Joe is right... Nice fill-job!!! :thumbsup: ....who's putty is your filler of choice??


----------



## Omega (Jan 14, 2000)

tjd241 said:


> Joe is right... Nice fill-job!!! :thumbsup: ....who's putty is your filler of choice??


Thanks guys, first time I ever tried doing something like this. I used Stage 3 Bondo glazing and spot putty, for sanding I used 800, 1000 then 1200 wet/dry sandpaper.

Dave


----------



## Omega (Jan 14, 2000)

Enter the UNDERTAKER, just need to get her decaled then off to the strip.


----------



## 60chevyjim (Feb 21, 2008)

I like what you did to the 59 caddy and the purple model A too
they both look great !! :thumbsup::thumbsup:


----------



## vickers83 (Mar 8, 2010)

Wow!
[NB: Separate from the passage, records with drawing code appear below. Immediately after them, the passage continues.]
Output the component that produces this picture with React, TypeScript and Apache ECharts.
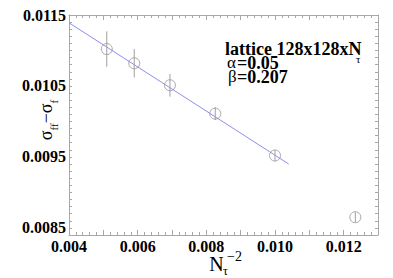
import React, { useEffect, useRef } from 'react';
import * as echarts from 'echarts';

// N_tau^-2 for N_tau = 14, 13, 12, 11, 10, 9
const xValues = [0.0051, 0.0059, 0.00694, 0.00826, 0.01, 0.01234];
const yValues = [0.01102, 0.01082, 0.01051, 0.01011, 0.00952, 0.00865];
const yErrors = [0.00025, 0.0002, 0.00016, 0.00009, 0.00008, 0.00007];
const fitX = [0.004, 0.0104];
const fitY = [0.01139, 0.0094];
const xTickLabels = ['0.004', '0.006', '0.008', '0.010', '0.012'];
const yTickLabels = ['0.0085', '0.0095', '0.0105', '0.0115'];

const SERIF = 'Liberation Serif';
const AXIS_GRAY = '#a8a8a8';

export default function App() {
  const ref = useRef<HTMLDivElement>(null);
  useEffect(() => {
    if (!ref.current) return;
    const chart = echarts.init(ref.current, null, { renderer: 'svg' });
    const labelStyle = {
      fontFamily: SERIF,
      fontWeight: 'bold' as const,
      fontSize: 16,
      color: '#000',
    };
    const xBase = {
      type: 'value' as const,
      min: 0.004,
      max: 0.013,
      interval: 0.001,
      splitLine: { show: false },
      axisLine: { lineStyle: { color: AXIS_GRAY, width: 1 } },
      axisTick: { inside: true, length: 5, lineStyle: { color: AXIS_GRAY } },
      minorTick: { show: true, splitNumber: 5, length: 3, lineStyle: { color: AXIS_GRAY } },
    };
    const yBase = {
      type: 'value' as const,
      min: 0.0084,
      max: 0.0115,
      interval: 0.0001,
      splitLine: { show: false },
      axisLine: { lineStyle: { color: AXIS_GRAY, width: 1 } },
      axisTick: { inside: true, length: 3, lineStyle: { color: AXIS_GRAY } },
    };
    const txt = (x: number, y: number, text: string, size: number, bold: boolean, align = 'left') => ({
      type: 'text',
      x,
      y,
      style: {
        text,
        fontFamily: SERIF,
        fontSize: size,
        fontWeight: bold ? 'bold' : 'normal',
        fill: '#000',
        align,
        verticalAlign: 'middle',
      },
    });
    chart.setOption({
      animation: false,
      backgroundColor: '#fff',
      grid: { left: 69, right: 15, top: 15, bottom: 43 },
      xAxis: [
        {
          ...xBase,
          position: 'bottom',
          axisLabel: {
            ...labelStyle,
            margin: 3,
            formatter: (v: number) => {
              const s = v.toFixed(3);
              return xTickLabels.includes(s) ? s : '';
            },
          },
        },
        { ...xBase, position: 'top', axisLabel: { show: false } },
      ],
      yAxis: [
        {
          ...yBase,
          position: 'left',
          axisLabel: {
            ...labelStyle,
            margin: 3,
            formatter: (v: number) => {
              const s = v.toFixed(4);
              return yTickLabels.includes(s) ? s : '';
            },
          },
        },
        { ...yBase, position: 'right', axisLabel: { show: false } },
      ],
      series: [
        {
          type: 'line',
          data: fitX.map((x, i) => [x, fitY[i]]),
          symbol: 'none',
          lineStyle: { color: '#8e8ef2', width: 1 },
          z: 2,
        },
        {
          type: 'custom',
          data: xValues.map((x, i) => [x, yValues[i], yErrors[i]]),
          renderItem: (_params: any, api: any) => {
            const x = api.value(0);
            const y = api.value(1);
            const e = api.value(2);
            const p1 = api.coord([x, y + e]);
            const p2 = api.coord([x, y - e]);
            return {
              type: 'line',
              shape: { x1: p1[0], y1: p1[1], x2: p2[0], y2: p2[1] },
              style: { stroke: '#a0a0a0', lineWidth: 1 },
            };
          },
          z: 3,
        },
        {
          type: 'scatter',
          data: xValues.map((x, i) => [x, yValues[i]]),
          symbol: 'circle',
          symbolSize: 11,
          itemStyle: { color: 'rgba(0,0,0,0)', borderColor: '#959595', borderWidth: 1 },
          z: 4,
        },
      ],
      graphic: [
        txt(225, 49, 'lattice 128x128xN', 18, true),
        txt(356, 59, 'τ', 11, false),
        txt(227, 62, 'α', 17, false),
        txt(237, 63, '=0.05', 18, true),
        txt(228, 76, 'β', 17, false),
        txt(237, 77, '=0.207', 18, true),
        // x-axis name N_tau^-2
        txt(216.5, 264, 'N', 20, false, 'center'),
        txt(225.5, 271, 'τ', 12, false, 'center'),
        txt(227, 256, '−2', 14, false),
        // y-axis name sigma_ff - sigma_f (rotated)
        {
          type: 'text',
          x: 46,
          y: 120,
          rotation: Math.PI / 2,
          style: {
            text: '{a|σ}{b|ff}{a|−σ}{b|f}',
            align: 'center',
            verticalAlign: 'middle',
            fill: '#000',
            rich: {
              a: { fontFamily: SERIF, fontSize: 18, lineHeight: 26, verticalAlign: 'middle', fill: '#000' },
              b: { fontFamily: SERIF, fontSize: 11, lineHeight: 11, verticalAlign: 'bottom', fill: '#000' },
            },
          },
        },
      ],
    });
    return () => chart.dispose();
  }, []);
  return (
    <div
      ref={ref}
      style={{ position: 'fixed', left: 0, top: 0, width: 393, height: 278, background: '#fff' }}
    />
  );
}
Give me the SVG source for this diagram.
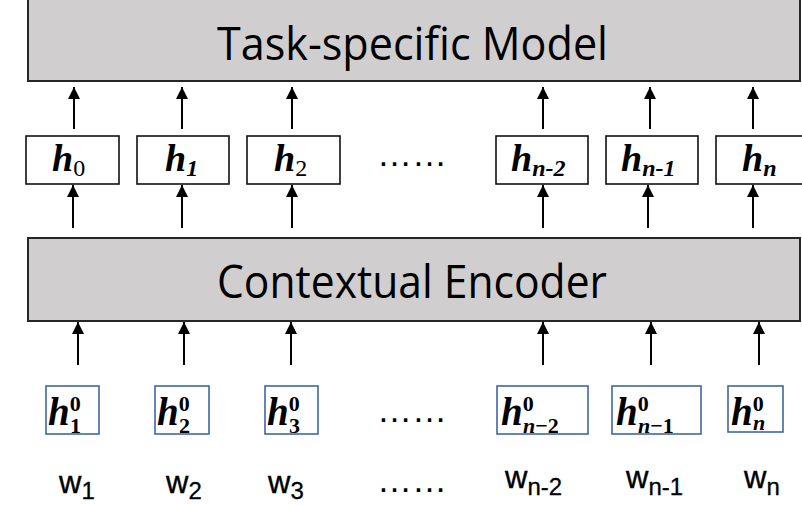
<svg xmlns="http://www.w3.org/2000/svg" width="802" height="505" viewBox="0 0 802 505">
<defs>
<marker id="ah" viewBox="0 0 12 12" refX="12" refY="6" markerWidth="12" markerHeight="12" markerUnits="userSpaceOnUse" orient="auto">
<path d="M0,0 L12,6 L0,12 z" fill="#000"/>
</marker>
<style>
.big{fill:#D0CECE;stroke:#262626;stroke-width:2}
.bigt{font-family:"Open Sans","Liberation Sans",sans-serif;font-size:46px;fill:#000}
.hb{fill:#fff;stroke:#111;stroke-width:1.6}
.eb{fill:#fff;stroke:#3F67A6;stroke-width:1.6}
.ht{font-family:"Liberation Serif","DejaVu Serif",serif;font-weight:bold;font-style:italic;font-size:38px;fill:#000}
.hs{font-size:24px}
.up{font-style:normal;font-weight:normal}
.et{font-family:"Liberation Serif","DejaVu Serif",serif;font-weight:bold;font-style:italic;font-size:39px;fill:#000}
.es{font-size:22px;font-style:normal}
.esi{font-size:22px;font-style:italic}
.wt{font-family:"Liberation Sans",Arial,sans-serif;font-size:31px;fill:#000;stroke:#000;stroke-width:0.4}
.ws{font-size:24px;stroke-width:0.3}
.dots{font-family:"Liberation Sans",Arial,sans-serif;font-size:35px;fill:#000}
.arr{stroke:#000;stroke-width:2;fill:none;marker-end:url(#ah)}
</style>
</defs>

<g id="task-model">
<rect class="big" x="28" y="-2" width="772" height="83"/>
<text class="bigt" x="217" y="60" textLength="391" lengthAdjust="spacingAndGlyphs">Task-specific Model</text>
</g>

<g id="encoder">
<rect class="big" x="28" y="238" width="772" height="83"/>
<text class="bigt" x="217" y="298" textLength="390" lengthAdjust="spacingAndGlyphs">Contextual Encoder</text>
</g>

<g id="h0"><rect class="hb" x="26" y="136" width="93" height="48"/><text class="ht" x="52" y="171">h<tspan class="hs up" dy="5">0</tspan></text></g>
<g id="h1"><rect class="hb" x="137" y="136" width="92" height="48"/><text class="ht" x="165" y="171">h<tspan class="hs" dy="5">1</tspan></text></g>
<g id="h2"><rect class="hb" x="247" y="136" width="93" height="48"/><text class="ht" x="274" y="171">h<tspan class="hs up" dy="5">2</tspan></text></g>
<g id="dots-h"><text class="dots" x="377" y="166">……</text></g>
<g id="hn-2"><rect class="hb" x="496" y="136" width="92" height="48"/><text class="ht" x="511" y="171">h<tspan class="hs" dy="5">n-2</tspan></text></g>
<g id="hn-1"><rect class="hb" x="606" y="136" width="92" height="48"/><text class="ht" x="621" y="171">h<tspan class="hs" dy="5">n-1</tspan></text></g>
<g id="hn"><rect class="hb" x="716" y="136" width="96" height="48"/><text class="ht" x="742" y="171">h<tspan class="hs" dy="5">n</tspan></text></g>

<g id="e1"><rect class="eb" x="46" y="386" width="53" height="48"/><text class="et" x="48" y="425">h<tspan class="es" dy="-14">0</tspan><tspan class="es" x="70" dy="22">1</tspan></text></g>
<g id="e2"><rect class="eb" x="155" y="386" width="54" height="48"/><text class="et" x="157" y="425">h<tspan class="es" dy="-14">0</tspan><tspan class="es" x="179" dy="22">2</tspan></text></g>
<g id="e3"><rect class="eb" x="265" y="386" width="53" height="48"/><text class="et" x="267" y="425">h<tspan class="es" dy="-14">0</tspan><tspan class="es" x="289" dy="22">3</tspan></text></g>
<g id="dots-e"><text class="dots" x="377" y="422">……</text></g>
<g id="en-2"><rect class="eb" x="497" y="386" width="91" height="48"/><text class="et" x="501" y="425">h<tspan class="es" dy="-14">0</tspan><tspan class="esi" x="523" dy="22">n</tspan><tspan class="es">−2</tspan></text></g>
<g id="en-1"><rect class="eb" x="612" y="386" width="89" height="48"/><text class="et" x="616" y="425">h<tspan class="es" dy="-14">0</tspan><tspan class="esi" x="638" dy="22">n</tspan><tspan class="es">−1</tspan></text></g>
<g id="en"><rect class="eb" x="728" y="386" width="55" height="46"/><text class="et" x="731" y="425">h<tspan class="es" dy="-14">0</tspan><tspan class="esi" x="753" dy="19">n</tspan></text></g>

<g id="words">
<text class="wt" x="59" y="493">w<tspan class="ws" dy="6">1</tspan></text>
<text class="wt" x="166" y="493">w<tspan class="ws" dy="6">2</tspan></text>
<text class="wt" x="268" y="493">w<tspan class="ws" dy="6">3</tspan></text>
<text class="dots" x="377" y="492">……</text>
<text class="wt" x="505" y="488">w<tspan class="ws" dy="7">n-2</tspan></text>
<text class="wt" x="626" y="488">w<tspan class="ws" dy="7">n-1</tspan></text>
<text class="wt" x="744" y="488">w<tspan class="ws" dy="7">n</tspan></text>
</g>

<g id="connectors">
<line class="arr" x1="74" y1="129" x2="74" y2="87"/>
<line class="arr" x1="182" y1="129" x2="182" y2="87"/>
<line class="arr" x1="292" y1="129" x2="292" y2="87"/>
<line class="arr" x1="543" y1="129" x2="543" y2="87"/>
<line class="arr" x1="650" y1="129" x2="650" y2="87"/>
<line class="arr" x1="753" y1="129" x2="753" y2="87"/>
<line class="arr" x1="73" y1="228" x2="73" y2="185"/>
<line class="arr" x1="182" y1="228" x2="182" y2="185"/>
<line class="arr" x1="292" y1="228" x2="292" y2="185"/>
<line class="arr" x1="543" y1="228" x2="543" y2="185"/>
<line class="arr" x1="648" y1="228" x2="648" y2="185"/>
<line class="arr" x1="753" y1="228" x2="753" y2="185"/>
<line class="arr" x1="78" y1="365" x2="78" y2="322"/>
<line class="arr" x1="184" y1="365" x2="184" y2="322"/>
<line class="arr" x1="291" y1="365" x2="291" y2="322"/>
<line class="arr" x1="543" y1="365" x2="543" y2="322"/>
<line class="arr" x1="651" y1="365" x2="651" y2="322"/>
<line class="arr" x1="759" y1="365" x2="759" y2="322"/>
</g>
</svg>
Awesome transformation! :thumbsup::thumbsup:


----------



## Bill Hall (Jan 6, 2007)

Grooven on poiple!


----------



## slotcarman12078 (Oct 3, 2008)

Wow on both cars!!!! :thumbsup::thumbsup: I can't wait to see the undertaker finished up!!


----------



## Hittman101 (Oct 21, 2009)

Looking good looking good!!!


----------



## WesJY (Mar 4, 2004)

SWEEEEETT!!!!

Wes


----------



## Omega (Jan 14, 2000)

My start for the Double Barrel Build Contest. Here we have the victim, No no I mean Volunteer.



Here is the plan,



and here is the start,


----------



## slotcarman12078 (Oct 3, 2008)

Veeeeeery interesting!!! :thumbsup::thumbsup: Plenty of time, so don't rush it!  I'm tickled to see you and the other guys getting involved!! I wish I could get started on my prize truck.. Maybe next week.


----------



## Hilltop Raceway (Feb 12, 2006)

Now why didn't I think of that...Doh!!! RM


----------



## Hittman101 (Oct 21, 2009)

You stole my idea, LOL I was just thinking about doing that today.. Looks good so far.


----------



## Omega (Jan 14, 2000)

S & E Customs is closing shop. Everybody here, will almost everybody have fun and stay young. C-ya.

Dave


----------



## Hilltop Raceway (Feb 12, 2006)

Aw man!!! And I was excited about the Shadow extension...Hope you can get a new lease and reopen...RM


----------